Monday, April 2, 2007

Hiring & Firing

TCS Daily has a review of the book "The Science of Success" in which the author (of the review) summarizes some of the book's views on personnel, thusly:

"By virtue and talents, [The Science of Success] means focusing on personnel. It advocates a sort of triage. High-quality employees need to be cultivated, nourished, and retained. Decent employees should be encouraged to develop, but need not absorb management focus. Employees who do not contribute need to be turned around quickly or fired. As [The Science of Success] puts it (p. 91), 'any employee who is not creating value does not have a real job...their performance puts other team members and the entire organization at risk.'

"I agree strongly with this point. It is easier for a manager to work around a troublesome or ineffective employee than it is for the employee's co-workers. My sense is that most managers are too slow to pull the trigger. You feel like having to fire an employee represents a failure on your part. Maybe it does. Fire him anyway.

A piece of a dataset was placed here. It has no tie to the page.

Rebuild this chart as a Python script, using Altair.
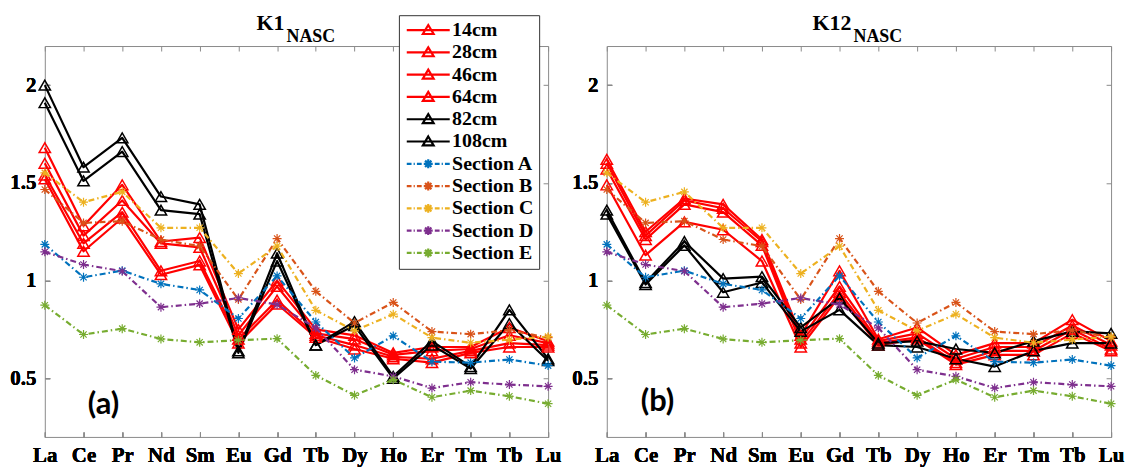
import altair as alt
import pandas as pd

# ---------------- data ----------------
elements = ["La", "Ce", "Pr", "Nd", "Sm", "Eu", "Gd", "Tb", "Dy", "Ho", "Er", "Tm", "Tb", "Lu"]

depth_names = ["14cm", "28cm", "46cm", "64cm", "82cm", "108cm"]
section_names = ["Section A", "Section B", "Section C", "Section D", "Section E"]

# panel (a) K1
k1_14cm = [1.68, 1.28, 1.49, 1.20, 1.22, 0.75, 1.00, 0.75, 0.72, 0.63, 0.66, 0.66, 0.76, 0.69]
k1_28cm = [1.60, 1.23, 1.41, 1.19, 1.17, 0.72, 0.97, 0.73, 0.70, 0.62, 0.64, 0.65, 0.72, 0.68]
k1_46cm = [1.54, 1.19, 1.35, 1.05, 1.10, 0.70, 0.90, 0.72, 0.67, 0.61, 0.60, 0.64, 0.68, 0.67]
k1_64cm = [1.52, 1.15, 1.32, 1.03, 1.08, 0.68, 0.88, 0.71, 0.65, 0.60, 0.58, 0.63, 0.66, 0.66]
k1_82cm = [2.00, 1.58, 1.73, 1.43, 1.39, 0.64, 1.14, 0.67, 0.79, 0.51, 0.69, 0.56, 0.85, 0.60]
k1_108cm = [1.91, 1.51, 1.66, 1.36, 1.34, 0.63, 1.10, 0.67, 0.77, 0.50, 0.67, 0.55, 0.78, 0.59]

# panel (b) K12
k12_14cm = [1.62, 1.25, 1.42, 1.39, 1.21, 0.72, 1.05, 0.70, 0.76, 0.62, 0.68, 0.68, 0.80, 0.69]
k12_28cm = [1.60, 1.23, 1.41, 1.37, 1.20, 0.70, 0.97, 0.69, 0.73, 0.60, 0.66, 0.66, 0.77, 0.67]
k12_46cm = [1.57, 1.21, 1.39, 1.35, 1.18, 0.68, 0.94, 0.68, 0.71, 0.58, 0.64, 0.64, 0.75, 0.65]
k12_64cm = [1.49, 1.13, 1.30, 1.26, 1.10, 0.66, 0.92, 0.67, 0.70, 0.57, 0.62, 0.62, 0.73, 0.64]
k12_82cm = [1.36, 0.99, 1.20, 1.01, 1.02, 0.76, 0.91, 0.68, 0.69, 0.65, 0.63, 0.69, 0.74, 0.73]
k12_108cm = [1.34, 0.98, 1.18, 0.94, 0.99, 0.74, 0.85, 0.67, 0.66, 0.60, 0.56, 0.64, 0.68, 0.68]

# reference sections (same in both panels)
section_a = [1.185, 1.017, 1.051, 0.983, 0.952, 0.806, 1.024, 0.788, 0.604, 0.717, 0.585, 0.580, 0.596, 0.565]
section_b = [1.466, 1.295, 1.304, 1.210, 1.176, 0.903, 1.215, 0.945, 0.783, 0.888, 0.739, 0.726, 0.746, 0.708]
section_c = [1.551, 1.401, 1.454, 1.270, 1.270, 1.036, 1.176, 0.848, 0.743, 0.828, 0.708, 0.682, 0.698, 0.713]
section_d = [1.147, 1.082, 1.048, 0.864, 0.882, 0.911, 0.877, 0.758, 0.544, 0.510, 0.450, 0.480, 0.468, 0.459]
section_e = [0.874, 0.724, 0.754, 0.701, 0.684, 0.695, 0.703, 0.515, 0.413, 0.493, 0.403, 0.437, 0.408, 0.370]

y_ticks = [0.5, 1, 1.5, 2]

# ---------------- styles ----------------
series_names = depth_names + section_names
series_colors = ["#ff0000"] * 4 + ["#000000"] * 2 + ["#0072BD", "#D95319", "#EDB120", "#7E2F8E", "#77AC30"]
series_widths = [2.2] * 6 + [1.2] * 5
series_dashes = [[1, 0]] * 6 + [[6, 3, 1.5, 3]] * 5

tri_legend = "M-3.6,0L3.6,0M0,-0.85L0.9,0.65L-0.9,0.65Z"
ast = "M0,-0.75L0,0.75M-0.75,0L0.75,0M-0.53,-0.53L0.53,0.53M-0.53,0.53L0.53,-0.53"
sec_legend = ("M-3.6,0L-2.8,0M-2.45,0L-2.25,0M-1.9,0L-1.1,0"
              "M1.1,0L1.9,0M2.25,0L2.45,0M2.8,0L3.6,0" + ast)
legend_paths = [tri_legend] * 6 + [sec_legend] * 5
asterisk_marker = "M0,-1L0,1M-1,0L1,0M-0.7,-0.7L0.7,0.7M-0.7,0.7L0.7,-0.7"


def long_df(series_lists):
    rows = []
    for name, vals in zip(series_names, series_lists):
        for i, v in enumerate(vals):
            rows.append({"series": name, "idx": i, "value": v})
    return pd.DataFrame(rows)


secs = [section_a, section_b, section_c, section_d, section_e]
df_k1 = long_df([k1_14cm, k1_28cm, k1_46cm, k1_64cm, k1_82cm, k1_108cm] + secs)
df_k12 = long_df([k12_14cm, k12_28cm, k12_46cm, k12_64cm, k12_82cm, k12_108cm] + secs)

color_scale = alt.Scale(domain=series_names, range=series_colors)
width_scale = alt.Scale(domain=series_names, range=series_widths)
dash_scale = alt.Scale(domain=series_names, range=series_dashes)
shape_scale = alt.Scale(domain=series_names, range=legend_paths)
x_scale = alt.Scale(domain=[0, 13], nice=False, zero=False)
y_scale = alt.Scale(domain=[0.2, 2.2], nice=False, zero=False)

label_expr = "[" + ",".join("'%s'" % e for e in elements) + "][datum.value]"
common_axis = dict(tickSize=5, offset=-5, domain=False, grid=False, title=None,
                   tickColor="#8a8a8a", labelFont="Liberation Serif", labelFontSize=21,
                   labelFontWeight="bold", labelColor="black", labelFlush=False)
x_bottom = alt.Axis(orient="bottom", values=list(range(14)), labelExpr=label_expr,
                    labelPadding=8, labelOverlap=False, **common_axis)
x_top = alt.Axis(orient="top", values=list(range(14)), labels=False, **common_axis)
y_left = alt.Axis(orient="left", values=y_ticks, labelExpr="'' + datum.value",
                  labelPadding=9, **common_axis)
y_right = alt.Axis(orient="right", values=y_ticks, labels=False, **common_axis)

legend = alt.Legend(orient="none", legendX=356, legendY=-31, title=None,
                    fillColor="white", strokeColor="#333333", padding=5,
                    labelFont="Liberation Serif", labelFontSize=20, labelFontWeight="bold",
                    labelColor="black", symbolSize=144, symbolOffset=14.5, labelOffset=14,
                    rowPadding=2.4)


def panel(df, main, sub, tag, title_x, tag_x, tag_y, with_legend):
    X = alt.X("idx:Q", scale=x_scale, axis=x_bottom)
    Y = alt.Y("value:Q", scale=y_scale, axis=y_left)
    base = alt.Chart(df)
    depth = base.transform_filter(alt.FieldOneOfPredicate(field="series", oneOf=depth_names))
    sect = base.transform_filter(alt.FieldOneOfPredicate(field="series", oneOf=section_names))
    col = alt.Color("series:N", scale=color_scale, legend=None)
    sw = alt.StrokeWidth("series:N", scale=width_scale, legend=None)

    layers = [
        depth.mark_line(strokeJoin="round").encode(x=X, y=Y, color=col, strokeWidth=sw,
                                                   order=alt.Order("idx:Q")),
        depth.mark_point(shape="triangle-up", filled=False, size=130, strokeWidth=1.5,
                         opacity=1).encode(x=X, y=Y, color=col),
        sect.mark_line().encode(x=X, y=Y, color=col, strokeWidth=sw,
                                strokeDash=alt.StrokeDash("series:N", scale=dash_scale, legend=None),
                                order=alt.Order("idx:Q")),
        sect.mark_point(shape=asterisk_marker, filled=False, size=81, strokeWidth=1.2,
                        opacity=1).encode(x=X, y=Y, color=col),
    ]
    Xt = alt.X("idx:Q", scale=x_scale, axis=x_top)
    Yr = alt.Y("value:Q", scale=y_scale, axis=y_right)
    if with_legend:
        layers.append(
            base.transform_filter("false").mark_point(filled=False, opacity=1).encode(
                x=Xt, y=Yr,
                color=alt.Color("series:N", scale=color_scale, legend=legend),
                shape=alt.Shape("series:N", scale=shape_scale, legend=legend),
                strokeWidth=alt.StrokeWidth("series:N", scale=width_scale, legend=legend),
            ))
    else:
        layers.append(base.transform_filter("false").mark_point(opacity=0).encode(x=Xt, y=Yr))

    one = alt.Data(values=[{}])
    layers += [
        alt.Chart(one).mark_text(text=main, align="right", baseline="alphabetic",
                                 font="Liberation Serif", fontSize=22, fontWeight="bold",
                                 color="black").encode(x=alt.value(title_x), y=alt.value(-16)),
        alt.Chart(one).mark_text(text=sub, align="left", baseline="alphabetic",
                                 font="Liberation Serif", fontSize=18, fontWeight="bold",
                                 color="black").encode(x=alt.value(title_x + 2), y=alt.value(-4)),
        alt.Chart(one).mark_text(text=tag, align="center", baseline="middle",
                                 font="Lato", fontSize=31, fontWeight="bold",
                                 color="black").encode(x=alt.value(tag_x), y=alt.value(tag_y)),
    ]
    return alt.layer(*layers).resolve_legend(
        color="independent", shape="independent", strokeWidth="independent",
        strokeDash="independent")


left = panel(df_k1, "K1", "NASC", "(a)", 241, 59, 361, True).properties(width=506, height=393)
right = panel(df_k12, "K12", "NASC", "(b)", 246, 51, 358, False).properties(width=507, height=393)

chart = alt.hconcat(left, right, spacing=9).resolve_scale(
    color="independent", shape="independent", strokeWidth="independent", strokeDash="independent"
).properties(
    padding={"left": 1, "top": 2, "right": 0, "bottom": 0}
).configure_view(stroke="#8a8a8a", strokeWidth=1).configure_legend(
    labelFont="Liberation Serif", labelFontSize=20, labelFontWeight="bold", labelColor="black"
)

chart.save("out.html", embed_options={"renderer": "svg", "actions": False})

"However, in real life, personnel issues are not always clear-cut. Employees are neither all-round winners nor all-round losers. The great problem-solver may lack self-discipline. The creative innovator may say things that hurt others' feelings. The reliable, well-organized project manager may be hung-up on issues of perks and status. It is these imperfect packages that managers have to deal with on a day-to-day basis."
(Emphasis added)

Throughout my experience in various companies, one of the things that has struck me as being critical to the success or failure of the company is the personnel, so the above resonates pretty well with me. I particularly agree with the observations that I have emphasized in the original text.

In one company for which I worked, management would obstinately refuse to fire anyone for virtually any reason - chronic lateness, sloppy work, costing the company thousands of dollars in materials and man-hours due to screw ups, outright theft, etc. Beyond the drag that the employee(s) in question had on the company, performance throughout the company - even with the best, veteran employees suffered because of the drastic effect this had on (a) morale, (b) confidence in management, and (c) the stress and aggravation up with which the better employees had to put on a day-to-day basis. There were quite a few days when, even though we were swamped with work, we would hope that the lazier/irresponsible/just generally troublesome employees would just not show up (as they often did) because we knew that half as many people could get more done if they were the right half of the people.

Of course, as I should mention, the fact that management wouldn't fire anyone wouldn't have been so bad if their hiring process/results weren't soooooo bad. I've heard it said that executives should spend 40% of their time on the hiring/interviewing/recruiting process. While at first this sounds extreme, the more experience I have in my career, the more I think that the statement is accurate.

In subsequent organizations with which I have been involved, the hiring process was/is taken much more seriously and, thus, the plethora of problems I enumerated above simply has not existed. I consider this one of the "big lessons" I have learned regarding the business world so far. I would go so far as to offer the following advice to anyone seeking a position with a new organization: if the hiring process isn't rigorous to the point that you are concerned you simply won't make the cut, the company's hiring process probably isn't good enough, meaning, if you get the position, you might regret it.